Bauguess, 74, sensed what he wanted to do with his life when he bought a camera while serving in the Coast Guard Reserve in Seattle. During off duty hours, he wandered the streets of the city snapping pictures. Trying for pictures of people seemed to resonate the most.
Once out of the service, he studied at the UO and at the San Francisco Art Institute. At Oregon in 1961, he was a student of landscape photographer Bernard Freemesser.
After working as a reporter and photographer at the East Oregonian in Pendleton and Klamath Herald and News in Klamath Falls, Bauguess returned to Eugene to teach part time and freelance. It was around 1970 that he began carrying his cameras into the Brass Rail Tavern and making portraits of the regulars. “I liked the social scene there,” he said. “I drank a little beer, but mostly Tab.”
It was in the dark, smoky confines of the Brass Rail that Bauguess began to get close to people with his camera. He looked for the mystery and theatricality — at times absurd — in human behavior. In an ironic black-and-white style reminiscent of photographers like Garry Winogrand, he recorded a social landscape that urban renewal would soon sweep away. The tavern would eventually close in 1972.

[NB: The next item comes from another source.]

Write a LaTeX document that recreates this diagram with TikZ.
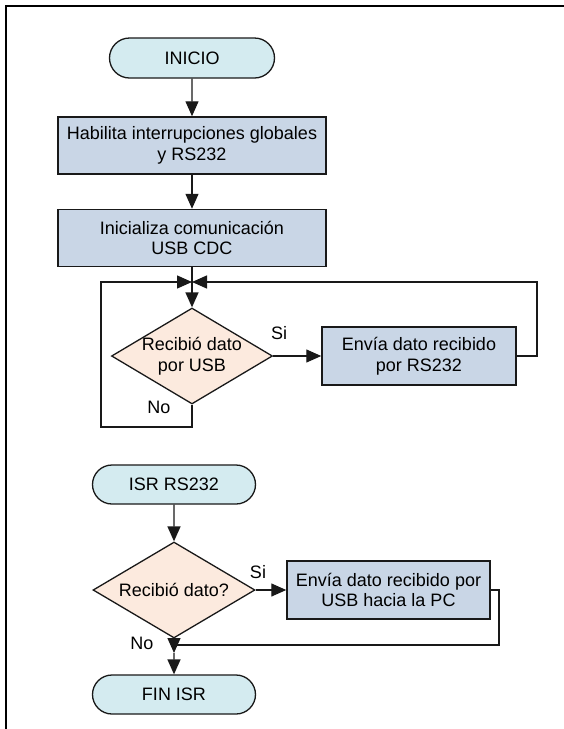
\documentclass[tikz,border=0pt]{standalone}
\usepackage{fontspec}
\setmainfont{Liberation Sans}
\usetikzlibrary{shapes.geometric,shapes.misc,arrows.meta}

\definecolor{termfill}{RGB}{212,235,240}
\definecolor{procfill}{RGB}{201,214,230}
\definecolor{decfill}{RGB}{252,234,222}
\definecolor{edge}{RGB}{25,25,25}

\tikzset{
  chartfont/.style={font=\fontsize{18}{20.7}\selectfont},
  term/.style={rounded rectangle, draw=edge, line width=1.3pt, fill=termfill,
    minimum width=165pt, minimum height=40pt, inner sep=0pt, chartfont},
  proc/.style={rectangle, draw=edge, line width=1.5pt, fill=procfill,
    minimum height=57pt, inner sep=0pt, align=center, chartfont},
  decision/.style={diamond, draw=edge, line width=1.3pt, fill=decfill,
    minimum width=161pt, minimum height=96pt, inner sep=0pt},
  dtext/.style={align=center, chartfont, inner sep=0pt},
  tag/.style={chartfont, inner sep=0pt},
  flow/.style={draw=edge, line width=1.4pt, -{Triangle[length=15pt,width=13pt]}},
  link/.style={draw=edge, line width=1.4pt},
}

\begin{document}
\begin{tikzpicture}[x=1pt, y=-1pt]
  \useasboundingbox (0,0) rectangle (564,729);

  % outer frame (top and left sides)
  \draw[line width=2.4pt, black] (6,729) -- (6,6) -- (564,6);

  % ---- main program ----
  \node[term] (inicio) at (192,58) {INICIO};
  \node[proc, minimum width=268pt] (hab) at (192,145.5)
    {Habilita interrupciones globales\\y RS232};
  \node[proc, minimum width=268pt] (ini) at (192,238)
    {Inicializa comunicación\\USB CDC};
  \node[decision] (d1) at (192,356) {};
  \node[dtext] (d1t) at (d1.center) {Recibió dato\\por USB};
  \node[proc, minimum width=194pt, minimum height=58pt] (env1) at (419,356)
    {Envía dato recibido\\por RS232};

  \coordinate (m1) at (192,282);
  \coordinate (lb) at (192,427);
  \coordinate (ll) at (101,427);
  \coordinate (lt) at (101,282);
  \coordinate (rr) at (537,356);
  \coordinate (rt) at (537,282);

  \draw[flow] (inicio) -- (hab);
  \draw[flow] (hab) -- (ini);
  \draw[flow] (ini) -- (d1);
  \draw[flow] (d1) -- (env1);
  \draw[flow] (d1.south) -- (lb) -- (ll) -- (lt) -- (m1);
  \draw[flow] (env1.east) -- (rr) -- (rt) -- (m1);

  \node[tag] (si1) at (279,333) {Si};
  \node[tag] (no1) at (159,407) {No};

  % ---- RS232 interrupt routine ----
  \node[term, minimum width=163pt, minimum height=39pt] (isr) at (174,484.5) {ISR RS232};
  \node[decision, minimum width=162pt] (d2) at (174,590) {};
  \node[dtext] (d2t) at (d2.center) {Recibió dato?};
  \node[proc, minimum width=203pt, minimum height=58pt] (env2) at (388.5,590)
    {Envía dato recibido por\\USB hacia la PC};
  \node[term, minimum width=163pt, minimum height=39pt] (fin) at (174,694.5) {FIN ISR};

  \coordinate (j2) at (174,645);
  \coordinate (jt) at (174,653);
  \coordinate (r2) at (499,590);
  \coordinate (r2b) at (499,645);

  \draw[flow] (isr) -- (d2);
  \draw[flow] (d2) -- (env2);
  \draw[link] (env2.east) -- (r2) -- (r2b) -- (j2);
  \draw[flow] (d2.south) -- (jt);
  \draw[flow] (jt) -- (fin);

  \node[tag] (si2) at (258,572) {Si};
  \node[tag] (no2) at (142,643) {No};
\end{tikzpicture}
\end{document}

In one photograph, a couple sits at a tavern behind pitchers of beer. The woman smiles awkwardly before the camera; the man rolls his eyes, sheepishly perhaps? What are they thinking? Actually, Bauguess knew the couple, Arlo Giles and his wife, Sally. It is a slight, but universal human moment. Everywhere, people while away hours in shadowy pubs, taverns, bars, dives. They drink, smoke, whisper and occasionally a man with a camera appears.
In Eugene, as often as not, that photographer with a Nikon F over his shoulder was John Bauguess.
He didn’t show those downtown photographs until 2000, when they appeared in the Provenance home furnishing store’s Art Grotto. Time and the vagaries of life seemed to have gotten in the way of printing the work. “I had other things to do, like earning a living,” he said.
Over his career, he has had one-man shows at Grand Central Station in New York City, at Blue Sky Gallery in Portland and several galleries in Eugene.
The Grand Central photographs were from his Oregon Old-Time Fiddlers essay in 1979. The black and white images were printed as transparencies and illuminated in individual brass cases two feet by three feet. The exhibit in 1995 was on display four months in the 42nd Street passage to the terminal. It’s possible that more than a million people saw John’s fiddlers.
A retrospective of John’s career work was the subject of a 2010 show at Blue Sky Gallery, the Oregon Center for the Photographic Arts, in 2010. The show, titled Why Not?, drew from his personal and commercial work. There were pictures of luminaries such as Ken Kesey, John Belushi and Sen. Mark Hatfield. But, as always, his ironic, witty style came through most tellingly with his documentary work.
My favorite: A gathering of glee club singers in white tuxedos are entertaining on the steps outside the Hilton Hotel next to the Hult Center. It’s a wide shot and the singers raise their arms together, perhaps in a closing flourish. In that moment, next to them, incongruously, a procession of monks in their cowled habits walk past.
It’s as if the monks came with their own chorus. Terry Gilliam might
have invented the scene for a Monty Python comedy sketch.
Most recently, in 2012, the environmental activist in John Bauguess was the subject of a show at Maude Kerns Art Gallery in Eugene. His documentation of the destruction of Parvin Butte overlooking Dexter was the subject. The collection of large color prints was titled Silent Witness: Parvin Butte Oregon. It documents the gravel mining on the butte that still angers Dexter residents.
He had worked on the pictures for two years. “It’s important to document this,” he told a newspaper reporter. What I want is for people to experience what the people of Dexter are experiencing.”
His last, unfinished project was collecting images that document the Willamette Valley’s past. Bauguess died on Jan. 24, 2020. He was 76.